Finale magistralement orchestré, ce couplet opère une résolution tant musicale que politique. La "musique rituelle" - composition Tang héritière des mélodies bouddhistes et taoïstes - suspend son déroulement au moment où l'empereur fait son apparition dans son véhicule vermillon (réservé aux cérémonies solennelles).

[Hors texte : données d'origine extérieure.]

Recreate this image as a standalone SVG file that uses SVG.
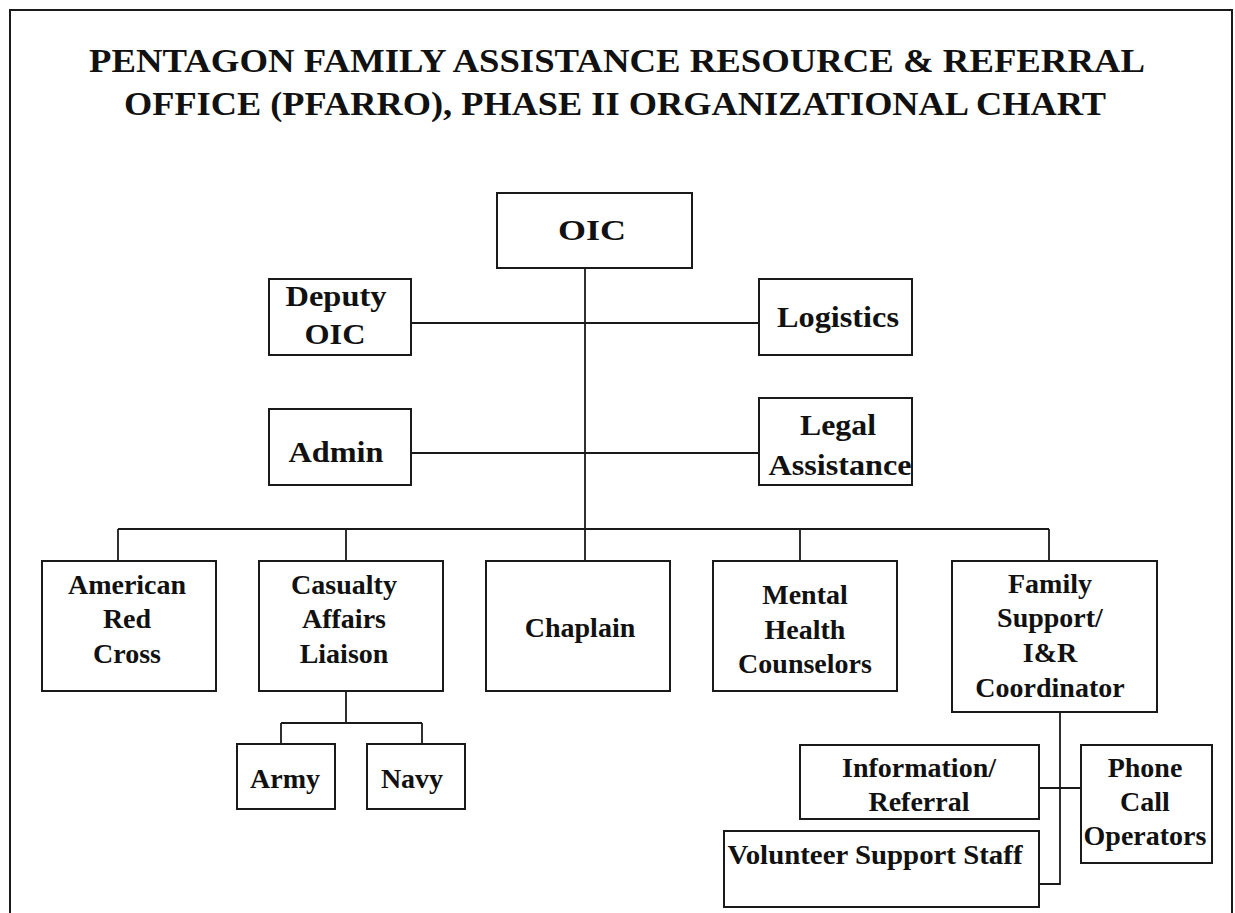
<svg xmlns="http://www.w3.org/2000/svg" width="1235" height="913" viewBox="0 0 1235 913">
<style>
.bg{fill:#ffffff}
.frame{fill:none;stroke:#1a1a1a;stroke-width:2}
.box{fill:#ffffff;stroke:#1a1a1a;stroke-width:2}
.conn{fill:none;stroke:#1a1a1a;stroke-width:1.8}
.title{font-family:"Liberation Serif","Times New Roman",serif;font-weight:bold;font-size:33px;fill:#111;text-anchor:middle}
.t{font-family:"Liberation Serif","Times New Roman",serif;font-weight:bold;font-size:28px;fill:#111;text-anchor:middle}
.tu{font-family:"Liberation Serif","Times New Roman",serif;font-weight:bold;font-size:30px;fill:#111;text-anchor:middle}
</style>
<rect class="bg" x="0" y="0" width="1235" height="913"/>
<path class="frame" d="M10,920 V10 H1232 V920"/>
<g id="title">
<text class="title" x="617" y="72" textLength="1056" lengthAdjust="spacingAndGlyphs">PENTAGON FAMILY ASSISTANCE RESOURCE &amp; REFERRAL</text>
<text class="title" x="615" y="115" textLength="982" lengthAdjust="spacingAndGlyphs">OFFICE (PFARRO), PHASE II ORGANIZATIONAL CHART</text>
</g>
<g id="connectors">
<path class="conn" d="M585,268 V561"/>
<path class="conn" d="M411,323 H759"/>
<path class="conn" d="M411,453 H759"/>
<path class="conn" d="M118,529 H1049"/>
<path class="conn" d="M118,529 V561 M346,529 V561 M800,529 V561 M1049,529 V561"/>
<path class="conn" d="M346,691 V723 M281,723 H422 M281,723 V744 M422,723 V744"/>
<path class="conn" d="M1060,712 V884 H1039"/>
<path class="conn" d="M1039,788 H1081"/>
</g>
<g id="oic">
<rect class="box" x="497" y="193" width="195" height="75"/>
<text class="tu" x="592" y="240" textLength="68" lengthAdjust="spacingAndGlyphs">OIC</text>
</g>
<g id="deputy-oic">
<rect class="box" x="269" y="279" width="142" height="76"/>
<text class="tu" x="336" y="306" textLength="101" lengthAdjust="spacingAndGlyphs">Deputy</text>
<text class="tu" x="335" y="344" textLength="61" lengthAdjust="spacingAndGlyphs">OIC</text>
</g>
<g id="logistics">
<rect class="box" x="759" y="279" width="153" height="76"/>
<text class="tu" x="838" y="327" textLength="122" lengthAdjust="spacingAndGlyphs">Logistics</text>
</g>
<g id="admin">
<rect class="box" x="269" y="409" width="142" height="76"/>
<text class="tu" x="336" y="462" textLength="95" lengthAdjust="spacingAndGlyphs">Admin</text>
</g>
<g id="legal-assistance">
<rect class="box" x="759" y="398" width="153" height="87"/>
<text class="tu" x="838" y="435" textLength="76" lengthAdjust="spacingAndGlyphs">Legal</text>
<text class="tu" x="840" y="475" textLength="143" lengthAdjust="spacingAndGlyphs">Assistance</text>
</g>
<g id="american-red-cross">
<rect class="box" x="42" y="561" width="174" height="130"/>
<text class="t" x="127" y="594">American</text>
<text class="t" x="127" y="628">Red</text>
<text class="t" x="127" y="663">Cross</text>
</g>
<g id="casualty-affairs-liaison">
<rect class="box" x="259" y="561" width="184" height="130"/>
<text class="t" x="344" y="594">Casualty</text>
<text class="t" x="344" y="628">Affairs</text>
<text class="t" x="344" y="663">Liaison</text>
</g>
<g id="chaplain">
<rect class="box" x="486" y="561" width="184" height="130"/>
<text class="t" x="580" y="637">Chaplain</text>
</g>
<g id="mental-health-counselors">
<rect class="box" x="713" y="561" width="184" height="130"/>
<text class="t" x="805" y="604">Mental</text>
<text class="t" x="805" y="639">Health</text>
<text class="t" x="805" y="673">Counselors</text>
</g>
<g id="family-support">
<rect class="box" x="952" y="561" width="205" height="151"/>
<text class="t" x="1050" y="593">Family</text>
<text class="t" x="1050" y="627">Support/</text>
<text class="t" x="1050" y="662">I&amp;R</text>
<text class="t" x="1050" y="697">Coordinator</text>
</g>
<g id="army">
<rect class="box" x="237" y="744" width="98" height="65"/>
<text class="t" x="285" y="788">Army</text>
</g>
<g id="navy">
<rect class="box" x="367" y="744" width="98" height="65"/>
<text class="t" x="412" y="788">Navy</text>
</g>
<g id="information-referral">
<rect class="box" x="800" y="745" width="239" height="74"/>
<text class="t" x="919" y="777">Information/</text>
<text class="t" x="919" y="811">Referral</text>
</g>
<g id="phone-call-operators">
<rect class="box" x="1081" y="745" width="131" height="118"/>
<text class="t" x="1145" y="777">Phone</text>
<text class="t" x="1145" y="811">Call</text>
<text class="t" x="1145" y="845">Operators</text>
</g>
<g id="volunteer-support-staff">
<rect class="box" x="724" y="831" width="315" height="76"/>
<text class="t" x="875" y="864" textLength="295" lengthAdjust="spacingAndGlyphs">Volunteer Support Staff</text>
</g>
</svg>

Cette entrée théâtrale couronne la progression du poème : des rues populaires aux enclos palatiaux, des lumières terrestres à la présence sacrée du Fils du Ciel, chaque élément converge vers cette épiphanie impériale qui légitime, par sa seule présence, l'ordre cosmique et social.
Lecture globale
Ce poème en huit vers, d'une structure rigoureuse et d'une élégance classique, s'inscrit dans la tradition du style "palatial" (宫体诗), déployant une description minutieuse sans tomber dans l'ornement excessif. Le poète dépeint avec une précision extrême la prospérité des scènes palatiales et urbaines : depuis les processions immortelles des rues jusqu'aux feux d'artifice du palais, puis aux parfums envoûtants et à la visite impériale, composant un tableau nocturne grandiose empreint d'atmosphère festive. Bien qu'il s'agisse d'un poème d'accompagnement (和诗), le poète évite les clichés, fusionnant plutôt émotion et paysage, révélant un charme artistique accessible à la fois aux lettrés et au peuple.

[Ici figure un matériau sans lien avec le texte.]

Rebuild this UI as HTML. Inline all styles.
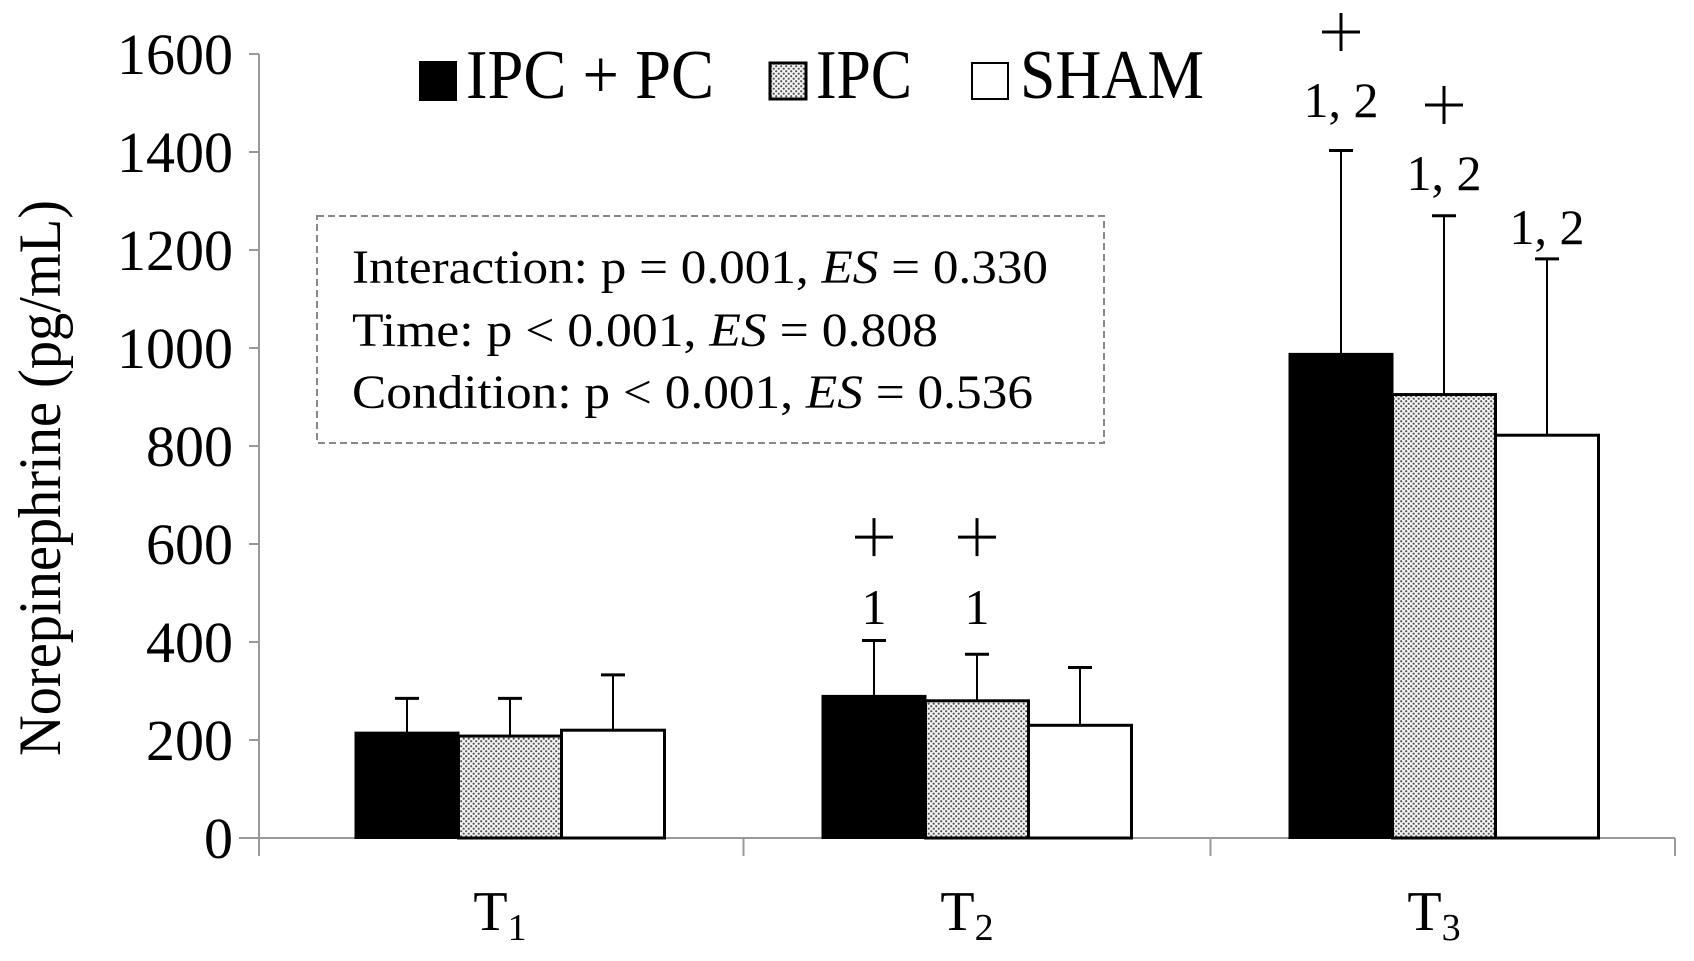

Au-delà de la célébration festive, le poème recèle une conscience sous-jacente des rites et de la culture. À travers la description grandiose des lanternes de la Fête des Lanternes (元宵节), le poète chante l'image d'un âge prospère, incarnant l'idéal des lettrés-fonctionnaires des Song pour qui les rites et la bonne gouvernance étaient primordiaux.
Spécificités stylistiques
- Palais et marché unis, une animation ordonnée :
L'association des "neuf avenues" (九衢) et des "éventails palatiaux" (宫扇) présente simultanément les réjouissances populaires et les rituels de la cour, créant une peinture festive multicouche. - Description méthodique, langage fleuri mais mesuré :
"Les bougies précieuses aussi nombreuses que les étoiles" (宝烛星繁), "les parfums célestes circulant discrètement" (天香暗度), "le phénix coloré prenant son vol" (彩凤飞) incarnent le style orné caractéristique des Song, où la beauté linguistique reste contenue, rigoureuse sans être superficielle. - Imaginaire diversifié, union du mouvement et de la quiétude :
Feux d'artifice, parfums, chariots impériaux et mélodies s'entrelacent, alternant dynamisme et calme avec un rythme clair, donnant au poème une puissante pictorialité et une cadence musicale.
Éclairages
À travers sa description délicate de la nuit de la Fête des Lanternes, ce poème révèle non seulement la prospérité de la culture festive sous les Song, mais aussi l'adhésion du poète aux institutions, à la civilisation et à l'ordre sous-jacents. Pour le lecteur moderne, il évoque cette atmosphère culturelle intense et cette harmonie sociale caractéristiques des fêtes traditionnelles, nous rappelant que les célébrations ne sont pas seulement des moments de joie, mais aussi l'expression d'une civilisation. Cette manière élégante de dépeindre les réjouissances nous invite à reconsidérer l'expression artistique et l'esprit intrinsèque des cultures festives.
À propos du poète
Zeng Gong (曾巩 1019 - 1083), originaire de Nanfeng dans la province du Jiangxi, compte parmi les illustres "Huit Grands Maîtres de la Prose des Tang-Song". Ses écrits se distinguent par leur équilibre classique élégant, célébrés pour leur argumentation rigoureuse et leur artisanat littéraire raffiné. Alors que sa poésie embrassait une subtilité sans artifice, sa prose atteignit ce que les critiques ont qualifié de "quintessence de pureté" - un accomplissement qui, bien que peut-être moins éclatant que celui de ses contemporains comme Su Shi ou Wang Anshi, lui valut une révérence posthume en tant que maître fondateur de "l'École Littéraire Nanfeng".